Shares of the leading chip designer rose as much as 2.5% to an all-time high of $164, benefiting from the ongoing surge in demand for AI technologies.
Nvidia’s soaring market value underscores Wall Street’s confidence in the rapid growth of AI, with the company’s high-performance chips forming the backbone of this technological advance.
The stock’s recent rally follows a sluggish start to the year, when the emergence of a Chinese discount AI model developed by DeepSeek shook confidence in stocks linked to the sector.
“It started out as being a gaming chipmaker and then a crypto mining chipmaker and now as a chipmaker for AI computing power,” said Art Hogan, chief market strategist at B Riley Wealth.
“It is continuing to move forward and be a clear early winner of AI.”
Nvidia achieved a $1-trillion market value for the first time in June 2023 and tripled it in about a year, faster than Apple and Microsoft, the only other US firms with a market value of more than $3-trillion.
Microsoft is the second biggest US company, with a market capitalisation of $3.75-trillion. Its shares were last up 1.3% at $503.
Nvidia has rebounded about 74% from its lows in April, when global markets were jolted from US President Donald Trump’s tariff volley.
Optimism around trade partners reaching deals with the US have lifted stocks of late, with the S&P 500 hitting an all-time high.
Nvidia holds a 7.3% weight on the S&P 500, the biggest on the index. Other tech behemoths, Apple and Microsoft, account for about 7% and 6%, respectively.
The company is worth more than the combined value of the Canadian and Mexican stock markets, according to LSEG data, and exceeds the total value of all publicly listed companies in the UK.

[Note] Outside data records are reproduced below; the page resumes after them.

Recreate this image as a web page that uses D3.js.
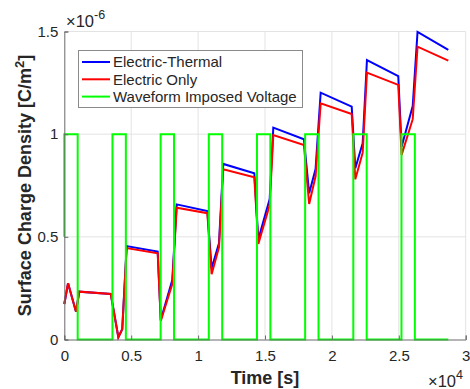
<!DOCTYPE html>
<html>
<head>
<meta charset="utf-8">
<script src="https://cdn.jsdelivr.net/npm/d3@7"></script>
<style>
  body { margin: 0; background: #fff; }
  text { font-family: "Liberation Sans", Arial, Helvetica, sans-serif; fill: #262626; }
</style>
</head>
<body>
<svg width="470" height="389"></svg>
<script>
// time samples [s] for the two charge curves
const timeS = [0, 280, 875, 1120, 3470, 4040, 4330, 4660, 6980, 7210, 8070, 8400, 10690, 11010, 11560, 11880,
	14200, 14500, 15350, 15620, 17910, 18300, 18780, 19160, 21480, 21750, 22300, 22620, 24960, 25210, 26040, 26400, 28700];
// surface charge density, in units of 1e-6 C/m^2
const electricThermal = [0.173, 0.274, 0.135, 0.233, 0.222, 0.011, 0.05, 0.455, 0.428, 0.095, 0.29, 0.658, 0.626, 0.347, 0.469, 0.855,
	0.81, 0.488, 0.684, 1.032, 0.975, 0.712, 0.83, 1.202, 1.134, 0.834, 0.956, 1.361, 1.283, 0.939, 1.137, 1.498, 1.41];
const electricOnly = [0.173, 0.274, 0.135, 0.233, 0.222, 0.011, 0.05, 0.445, 0.42, 0.09, 0.27, 0.642, 0.615, 0.318, 0.449, 0.829,
	0.79, 0.465, 0.655, 0.996, 0.947, 0.66, 0.795, 1.15, 1.098, 0.78, 0.91, 1.30, 1.24, 0.899, 1.073, 1.426, 1.358];
// imposed voltage waveform (normalised)
const waveTime = [0, 0, 1000, 1000, 3600, 3600, 4600, 4600, 7200, 7200, 8200, 8200, 10800, 10800, 11800, 11800,
	14400, 14400, 15400, 15400, 18000, 18000, 19000, 19000, 21600, 21600, 22600, 22600, 25200, 25200, 26200, 26200, 28700];
const waveLevel = [0.5, 1, 1, 0, 0, 1, 1, 0, 0, 1, 1, 0, 0, 1, 1, 0,
	0, 1, 1, 0, 0, 1, 1, 0, 0, 1, 1, 0, 0, 1, 1, 0, 0];

const xTicks = [0, 5000, 10000, 15000, 20000, 25000, 30000];
const xTickLabels = ["0", "0.5", "1", "1.5", "2", "2.5", "3"];
const yTicks = [0, 0.5, 1, 1.5];
const yTickLabels = ["0", "0.5", "1", "1.5"];

const seriesNames = ["Electric-Thermal", "Electric Only", "Waveform Imposed Voltage"];
const seriesColors = ["#0000ff", "#ff0000", "#00ff00"];

const svg = d3.select("svg");
const plotL = 64.3, plotR = 465.7, plotT = 31.5, plotB = 339.5;

const x = d3.scaleLinear().domain([0, 30000]).range([plotL, plotR]);
const y = d3.scaleLinear().domain([0, 1.5]).range([plotB, plotT]);

// grid
const grid = svg.append("g").attr("stroke", "#e3e3e3").attr("stroke-width", 1);
grid.selectAll(".gx").data(xTicks.slice(1)).enter().append("line")
	.attr("x1", d => x(d)).attr("x2", d => x(d)).attr("y1", plotT).attr("y2", plotB);
grid.selectAll(".gy").data(yTicks.slice(1)).enter().append("line")
	.attr("y1", d => y(d)).attr("y2", d => y(d)).attr("x1", plotL).attr("x2", plotR);

// curves
const line = d3.line().x(d => x(d[0])).y(d => y(d[1]));
const series = [
	d3.zip(timeS, electricThermal),
	d3.zip(timeS, electricOnly),
	d3.zip(waveTime, waveLevel)
];
svg.append("g").selectAll("path")
	.data(series)
	.enter()
	.append("path")
	.attr("d", line)
	.attr("fill", "none")
	.attr("stroke", (d, i) => seriesColors[i])
	.attr("stroke-width", 2)
	.attr("stroke-linejoin", "miter");

// axes
const xAxis = d3.axisBottom(x).tickValues(xTicks).tickFormat((d, i) => xTickLabels[i])
	.tickSize(-4).tickPadding(11);
const yAxis = d3.axisLeft(y).tickValues(yTicks).tickFormat((d, i) => yTickLabels[i])
	.tickSize(-4).tickPadding(6);

const gx = svg.append("g").attr("transform", `translate(0,${plotB})`).call(xAxis);
const gy = svg.append("g").attr("transform", `translate(${plotL},0)`).call(yAxis);
[gx, gy].forEach(g => {
	g.select(".domain").attr("stroke", "#6a6a6a").attr("stroke-width", 1);
	g.selectAll(".tick line").attr("stroke", "#6a6a6a");
	g.selectAll(".tick text").attr("font-size", 15).attr("fill", "#262626")
		.style("font-family", "'Liberation Sans', Arial, sans-serif");
});

// exponent labels
const expY = svg.append("text").attr("x", 66).attr("y", 27).attr("font-size", 16.5);
expY.append("tspan").text("\u00d710");
expY.append("tspan").attr("dy", -8).attr("font-size", 12.5).text("-6");

const expX = svg.append("text").attr("x", 428).attr("y", 387).attr("font-size", 16.5);
expX.append("tspan").text("\u00d710");
expX.append("tspan").attr("dy", -8).attr("font-size", 12.5).text("4");

// axis titles
svg.append("text")
	.attr("x", 265).attr("y", 384)
	.attr("text-anchor", "middle")
	.attr("font-size", 18).attr("font-weight", "bold")
	.text("Time [s]");

const yl = svg.append("text")
	.attr("transform", `translate(31,${(plotT + plotB) / 2}) rotate(-90)`)
	.attr("text-anchor", "middle")
	.attr("font-size", 18).attr("font-weight", "bold");
yl.append("tspan").text("Surface Charge Density [C/m");
yl.append("tspan").attr("dy", -7).attr("font-size", 13).text("2");
yl.append("tspan").attr("dy", 7).text("]");

// legend
const legend = svg.append("g");
legend.append("rect")
	.attr("x", 78.5).attr("y", 50.5).attr("width", 224).attr("height", 57)
	.attr("fill", "#fff").attr("stroke", "#8a8a8a").attr("stroke-width", 1);
const rows = legend.selectAll("g.row").data(seriesNames).enter().append("g")
	.attr("transform", (d, i) => `translate(0,${62 + i * 17.3})`);
rows.append("line")
	.attr("x1", 82).attr("x2", 110)
	.attr("stroke", (d, i) => seriesColors[i]).attr("stroke-width", 2);
rows.append("text")
	.attr("x", 113).attr("dy", "0.35em")
	.attr("font-size", 15)
	.text(d => d);
</script>
</body>
</html>
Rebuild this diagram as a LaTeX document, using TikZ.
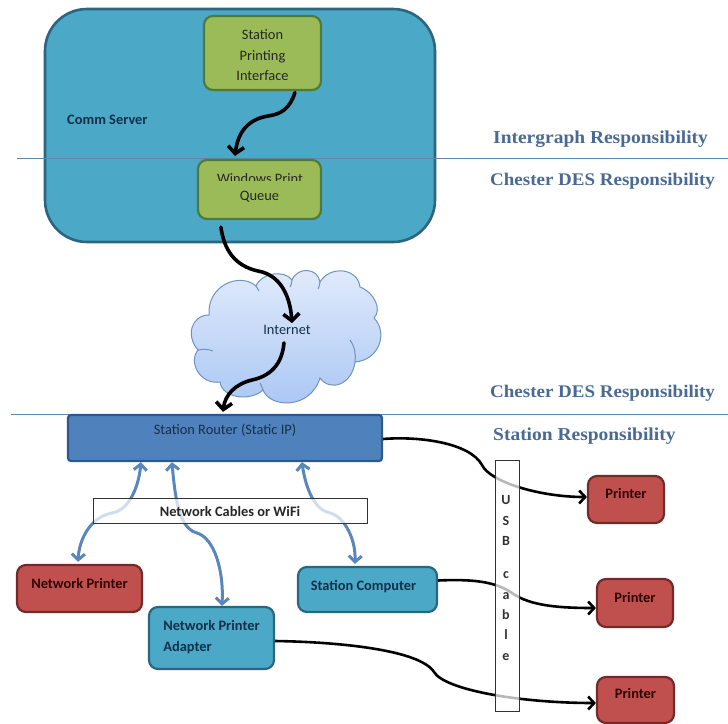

Nvidia’s stock trades at a 12-month forward price-to-earnings ratio of 32, below its three-year average of 37, according to data compiled by LSEG.
It reported a total revenue of $44.1bn in the first quarter, marking a 69% jump from a year ago along with a profit of 81c a share.
For the second quarter, Nvidia expects revenue of $45bn, plus or minus 2%. It will report second quarter results on August 27.
Including the session’s gains, Nvidia is up more than 22% this year compared with a nearly 15% rise in the Philadelphia SE Semiconductor index.